I find myself writing this review of Stephen Poliakoff's rich and revealing play about censorship in the BBC in the years before World War II, the day after the NATO announcement that it viewed the content of Serbian television as so much propaganda. It is also only two days since a correspondent to the Guardian noted that whilst letters to the paper have been full of various opinions about the bombing of Serbia, no such differences of opinion have been evident in radio and television broadcasts. And, coincidentally, it's a couple of months since an invitation to appear on the Kilroy programme was withdrawn because I wouldn't express opinions in line with the wishes of the production team. All of which remind me of a couple of quotations which I noted when I was reading the Open University unit, "Science, Technology and Everyday Life, 1870-1950", a couple of years ago:

"The so-called 'mass media' serve to generate consent in their audiences by representing the real world in ways which confer legitimacy on the social order in which they subsist." "Communication is not only about who is talking to whom, and how; it is also about who is not talking to whom and why."

Talk of the City is a zippy, immediately accessible show which is played with great exuberance and panache by a talented cast. It offers us review host, Robbie, inclined like most comedians to embroider his material in the light of his feelings and creative impulses at the time of delivery, and who is forever in trouble with those who produce his show and would have him never depart from the script; ideas man, Clive, anxious to offer listeners an account of what is happening to the Jews in Germany in 1938, contrary to the covertly anti-semitic line of many BBC managers; and a retinue of BBC officials sensitive to government policy, anxious to tow the party line, who insist on approving every last word before it is voiced over the airways.

The programme contains the complete text of the play and foreword, "Some Background Material—BBC in the Thirties", which offers about a dozen quotations from internal memos, the BBC house magazine, ex-employees, etc. a real snip at £2.50. Two quotations give the flavour of the culture of the Corporation in the mid- to late- 1930s:

"I really believe that they (BBC managers) really thought that everybody who was doing a productive job was necessarily childish and irresponsible and needed controlling" (Maurice Chapman). "I received a letter from the Northern Regional Studio, asking me if I would talk on Repertory Theatre while I was up North. I said I would. I was then informed that a copy of my talk must be in the hands of the BBC at least a fortnight before the date of broadcasting, and that I must go to the studio to rehearse. 'Otherwise,' I was told, 'the project must be abandoned.' 'The Project,' I replied at once, 'is abandoned'" (JB Priestley).

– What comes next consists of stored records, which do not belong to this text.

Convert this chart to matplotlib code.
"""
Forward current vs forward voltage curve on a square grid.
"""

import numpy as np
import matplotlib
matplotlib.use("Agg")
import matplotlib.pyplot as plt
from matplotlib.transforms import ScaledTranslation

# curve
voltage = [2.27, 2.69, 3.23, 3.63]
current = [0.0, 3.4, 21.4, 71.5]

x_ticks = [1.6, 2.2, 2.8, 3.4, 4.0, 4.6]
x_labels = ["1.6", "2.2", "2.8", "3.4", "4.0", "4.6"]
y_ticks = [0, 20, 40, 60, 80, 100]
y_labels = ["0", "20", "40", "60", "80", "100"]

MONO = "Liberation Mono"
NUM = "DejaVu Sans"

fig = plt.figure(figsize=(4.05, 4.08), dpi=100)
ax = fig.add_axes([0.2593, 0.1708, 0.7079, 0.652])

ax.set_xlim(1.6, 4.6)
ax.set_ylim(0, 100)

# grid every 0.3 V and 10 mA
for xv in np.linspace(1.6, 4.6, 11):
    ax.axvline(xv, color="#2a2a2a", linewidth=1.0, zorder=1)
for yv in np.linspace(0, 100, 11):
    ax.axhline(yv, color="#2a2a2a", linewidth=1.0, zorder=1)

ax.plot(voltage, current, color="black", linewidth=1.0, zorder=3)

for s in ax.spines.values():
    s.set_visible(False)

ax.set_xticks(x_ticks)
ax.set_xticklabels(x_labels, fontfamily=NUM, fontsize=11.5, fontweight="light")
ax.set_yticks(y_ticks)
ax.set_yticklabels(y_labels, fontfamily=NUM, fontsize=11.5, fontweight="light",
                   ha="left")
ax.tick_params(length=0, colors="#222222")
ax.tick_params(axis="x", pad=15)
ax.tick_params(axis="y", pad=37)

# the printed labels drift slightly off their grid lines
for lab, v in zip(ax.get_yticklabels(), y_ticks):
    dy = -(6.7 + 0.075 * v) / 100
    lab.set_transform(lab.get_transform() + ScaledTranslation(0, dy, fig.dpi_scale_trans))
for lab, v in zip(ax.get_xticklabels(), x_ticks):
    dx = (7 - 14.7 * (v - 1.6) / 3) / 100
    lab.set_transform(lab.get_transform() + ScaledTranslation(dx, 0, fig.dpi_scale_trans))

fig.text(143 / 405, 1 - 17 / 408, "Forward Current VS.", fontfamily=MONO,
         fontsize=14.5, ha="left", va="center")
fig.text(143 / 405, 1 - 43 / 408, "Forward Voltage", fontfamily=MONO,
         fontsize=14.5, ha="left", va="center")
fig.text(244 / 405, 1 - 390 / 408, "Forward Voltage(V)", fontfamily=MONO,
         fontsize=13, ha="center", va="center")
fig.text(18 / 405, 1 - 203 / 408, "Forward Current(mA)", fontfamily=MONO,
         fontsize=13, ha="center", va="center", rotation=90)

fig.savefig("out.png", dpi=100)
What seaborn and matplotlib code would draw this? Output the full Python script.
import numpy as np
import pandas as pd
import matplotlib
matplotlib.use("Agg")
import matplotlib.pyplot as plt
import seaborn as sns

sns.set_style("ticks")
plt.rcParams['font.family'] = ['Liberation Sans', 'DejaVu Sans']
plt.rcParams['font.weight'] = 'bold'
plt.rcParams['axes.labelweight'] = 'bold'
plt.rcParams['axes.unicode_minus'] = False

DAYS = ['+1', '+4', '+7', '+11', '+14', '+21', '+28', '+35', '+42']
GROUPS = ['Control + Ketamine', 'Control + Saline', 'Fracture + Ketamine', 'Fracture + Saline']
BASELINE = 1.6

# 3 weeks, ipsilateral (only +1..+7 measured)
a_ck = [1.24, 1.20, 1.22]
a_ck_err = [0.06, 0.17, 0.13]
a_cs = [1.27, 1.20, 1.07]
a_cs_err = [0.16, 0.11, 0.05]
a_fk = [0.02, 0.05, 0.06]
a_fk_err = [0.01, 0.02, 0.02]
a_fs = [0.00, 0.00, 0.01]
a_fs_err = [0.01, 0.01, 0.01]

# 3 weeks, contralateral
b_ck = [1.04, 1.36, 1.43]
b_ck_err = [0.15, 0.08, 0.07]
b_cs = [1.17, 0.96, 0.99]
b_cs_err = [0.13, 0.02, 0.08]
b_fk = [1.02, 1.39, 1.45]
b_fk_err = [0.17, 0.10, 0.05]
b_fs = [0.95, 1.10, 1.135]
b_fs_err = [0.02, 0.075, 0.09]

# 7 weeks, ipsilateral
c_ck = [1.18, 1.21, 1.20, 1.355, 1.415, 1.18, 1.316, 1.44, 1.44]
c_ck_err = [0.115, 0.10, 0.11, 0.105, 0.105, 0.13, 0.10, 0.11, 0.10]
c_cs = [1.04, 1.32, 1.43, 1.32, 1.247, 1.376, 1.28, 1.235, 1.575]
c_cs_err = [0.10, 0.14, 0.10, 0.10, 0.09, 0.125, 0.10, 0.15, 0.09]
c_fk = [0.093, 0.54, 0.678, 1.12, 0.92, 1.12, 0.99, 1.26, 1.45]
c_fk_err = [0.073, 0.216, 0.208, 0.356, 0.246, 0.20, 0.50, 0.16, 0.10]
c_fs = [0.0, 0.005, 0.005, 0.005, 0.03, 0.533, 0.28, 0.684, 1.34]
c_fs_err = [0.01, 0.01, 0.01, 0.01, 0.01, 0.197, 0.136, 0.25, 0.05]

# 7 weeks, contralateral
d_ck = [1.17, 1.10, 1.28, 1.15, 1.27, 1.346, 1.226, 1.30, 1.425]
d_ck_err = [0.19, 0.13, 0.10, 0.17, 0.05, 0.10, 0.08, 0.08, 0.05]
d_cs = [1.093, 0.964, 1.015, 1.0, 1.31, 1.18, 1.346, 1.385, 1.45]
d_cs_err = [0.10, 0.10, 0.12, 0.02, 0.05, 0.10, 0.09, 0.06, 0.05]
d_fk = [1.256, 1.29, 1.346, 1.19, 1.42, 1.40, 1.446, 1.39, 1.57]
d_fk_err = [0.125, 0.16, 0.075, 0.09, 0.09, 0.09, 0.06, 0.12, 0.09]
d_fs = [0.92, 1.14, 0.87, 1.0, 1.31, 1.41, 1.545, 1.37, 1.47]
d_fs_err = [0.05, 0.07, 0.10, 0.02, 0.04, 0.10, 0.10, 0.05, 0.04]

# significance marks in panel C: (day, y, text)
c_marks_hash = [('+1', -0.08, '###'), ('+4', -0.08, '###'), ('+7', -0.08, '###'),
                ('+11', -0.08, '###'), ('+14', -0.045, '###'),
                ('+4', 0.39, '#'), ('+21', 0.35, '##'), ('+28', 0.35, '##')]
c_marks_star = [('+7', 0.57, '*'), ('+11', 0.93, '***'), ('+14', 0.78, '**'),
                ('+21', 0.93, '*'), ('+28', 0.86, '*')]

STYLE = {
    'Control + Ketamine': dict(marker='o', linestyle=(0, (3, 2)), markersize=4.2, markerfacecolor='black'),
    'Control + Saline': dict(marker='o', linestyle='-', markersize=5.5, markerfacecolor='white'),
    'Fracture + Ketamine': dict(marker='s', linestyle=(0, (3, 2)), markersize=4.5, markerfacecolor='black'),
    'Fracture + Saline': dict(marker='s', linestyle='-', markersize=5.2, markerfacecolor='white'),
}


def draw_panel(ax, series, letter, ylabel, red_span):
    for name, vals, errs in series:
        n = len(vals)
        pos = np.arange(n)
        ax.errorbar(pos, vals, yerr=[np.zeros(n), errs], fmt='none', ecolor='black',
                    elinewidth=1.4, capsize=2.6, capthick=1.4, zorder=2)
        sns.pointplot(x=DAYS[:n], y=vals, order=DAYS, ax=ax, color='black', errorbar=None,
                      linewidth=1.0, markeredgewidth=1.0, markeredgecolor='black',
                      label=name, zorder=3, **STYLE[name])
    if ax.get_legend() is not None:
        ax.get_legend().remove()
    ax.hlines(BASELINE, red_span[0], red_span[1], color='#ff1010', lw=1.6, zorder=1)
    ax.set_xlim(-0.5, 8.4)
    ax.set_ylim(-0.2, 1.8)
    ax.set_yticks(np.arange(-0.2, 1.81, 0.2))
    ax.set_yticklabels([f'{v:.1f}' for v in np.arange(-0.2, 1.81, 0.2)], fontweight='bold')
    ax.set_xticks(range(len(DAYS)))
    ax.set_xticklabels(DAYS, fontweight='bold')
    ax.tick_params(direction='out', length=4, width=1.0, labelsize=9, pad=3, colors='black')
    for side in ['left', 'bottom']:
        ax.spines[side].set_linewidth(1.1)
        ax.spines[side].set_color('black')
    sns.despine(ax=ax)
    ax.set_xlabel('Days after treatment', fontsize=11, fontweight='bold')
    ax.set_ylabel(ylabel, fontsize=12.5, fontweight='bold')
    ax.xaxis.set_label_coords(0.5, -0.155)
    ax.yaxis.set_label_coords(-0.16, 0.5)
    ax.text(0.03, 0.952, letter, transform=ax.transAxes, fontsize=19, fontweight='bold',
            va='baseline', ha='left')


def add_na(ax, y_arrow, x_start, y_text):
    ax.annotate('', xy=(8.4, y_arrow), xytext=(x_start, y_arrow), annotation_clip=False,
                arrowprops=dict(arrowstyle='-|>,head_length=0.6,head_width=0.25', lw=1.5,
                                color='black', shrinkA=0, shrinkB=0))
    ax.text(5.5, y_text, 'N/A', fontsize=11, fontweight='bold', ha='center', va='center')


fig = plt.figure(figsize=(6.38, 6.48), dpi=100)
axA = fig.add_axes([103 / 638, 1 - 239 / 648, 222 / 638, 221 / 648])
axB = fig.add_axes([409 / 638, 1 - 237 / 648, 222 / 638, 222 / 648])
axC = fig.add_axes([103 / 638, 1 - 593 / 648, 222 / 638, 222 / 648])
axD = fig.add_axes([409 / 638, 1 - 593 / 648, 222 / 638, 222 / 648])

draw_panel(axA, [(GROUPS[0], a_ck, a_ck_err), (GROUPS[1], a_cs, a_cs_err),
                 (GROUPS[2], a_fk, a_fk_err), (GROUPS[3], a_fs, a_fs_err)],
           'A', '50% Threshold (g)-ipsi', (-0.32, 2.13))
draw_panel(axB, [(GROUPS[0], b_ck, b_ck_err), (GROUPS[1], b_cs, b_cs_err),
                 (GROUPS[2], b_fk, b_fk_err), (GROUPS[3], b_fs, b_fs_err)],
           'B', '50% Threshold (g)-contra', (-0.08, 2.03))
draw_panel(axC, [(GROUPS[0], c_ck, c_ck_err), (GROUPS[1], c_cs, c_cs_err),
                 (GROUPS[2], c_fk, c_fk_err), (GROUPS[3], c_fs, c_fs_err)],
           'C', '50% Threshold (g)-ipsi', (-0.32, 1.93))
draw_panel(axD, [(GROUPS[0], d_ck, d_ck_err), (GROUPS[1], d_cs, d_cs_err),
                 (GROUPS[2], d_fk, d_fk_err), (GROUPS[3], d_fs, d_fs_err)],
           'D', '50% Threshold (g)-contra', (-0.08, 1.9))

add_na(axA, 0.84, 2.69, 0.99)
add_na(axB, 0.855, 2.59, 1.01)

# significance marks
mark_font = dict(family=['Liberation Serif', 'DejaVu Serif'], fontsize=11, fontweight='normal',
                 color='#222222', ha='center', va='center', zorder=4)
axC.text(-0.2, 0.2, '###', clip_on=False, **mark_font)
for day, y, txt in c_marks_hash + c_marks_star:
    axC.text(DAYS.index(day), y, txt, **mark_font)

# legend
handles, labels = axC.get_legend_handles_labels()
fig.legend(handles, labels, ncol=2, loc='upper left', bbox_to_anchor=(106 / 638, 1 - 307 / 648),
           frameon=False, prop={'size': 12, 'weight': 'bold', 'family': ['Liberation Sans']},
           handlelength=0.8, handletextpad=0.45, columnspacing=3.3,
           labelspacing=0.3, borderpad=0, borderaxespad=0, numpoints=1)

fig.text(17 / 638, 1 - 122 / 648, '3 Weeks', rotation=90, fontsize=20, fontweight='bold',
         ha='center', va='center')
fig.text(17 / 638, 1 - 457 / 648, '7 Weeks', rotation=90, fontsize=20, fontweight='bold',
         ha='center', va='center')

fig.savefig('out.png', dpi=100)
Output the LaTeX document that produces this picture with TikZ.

Nowadays, however, censorship is managed more subtly. Recording programmes in advance and enquiring of those who plan to take part what they might wish to say, can be used to avoid "unsuitable material" being transmitted over the airways. [My own recent personal experience is instructive, and is reported elsewhere in this issue.]

Talk of the City is a splendidly lucid piece of adult theatre, but it is also arguably historically and culturally adrift. By failing to connect with today's media and avoiding a more substantial critique of broadcasting, Poliakoff seems to be inviting audiences to see the events of the late 1930s as an unique series of events. Socialists, however, would see them as representative of the continuing control of the cultural and political agenda by agents of the capitalist class who wish, as the Open University quotation has it, "to confer legitimacy on the social order in which they exist".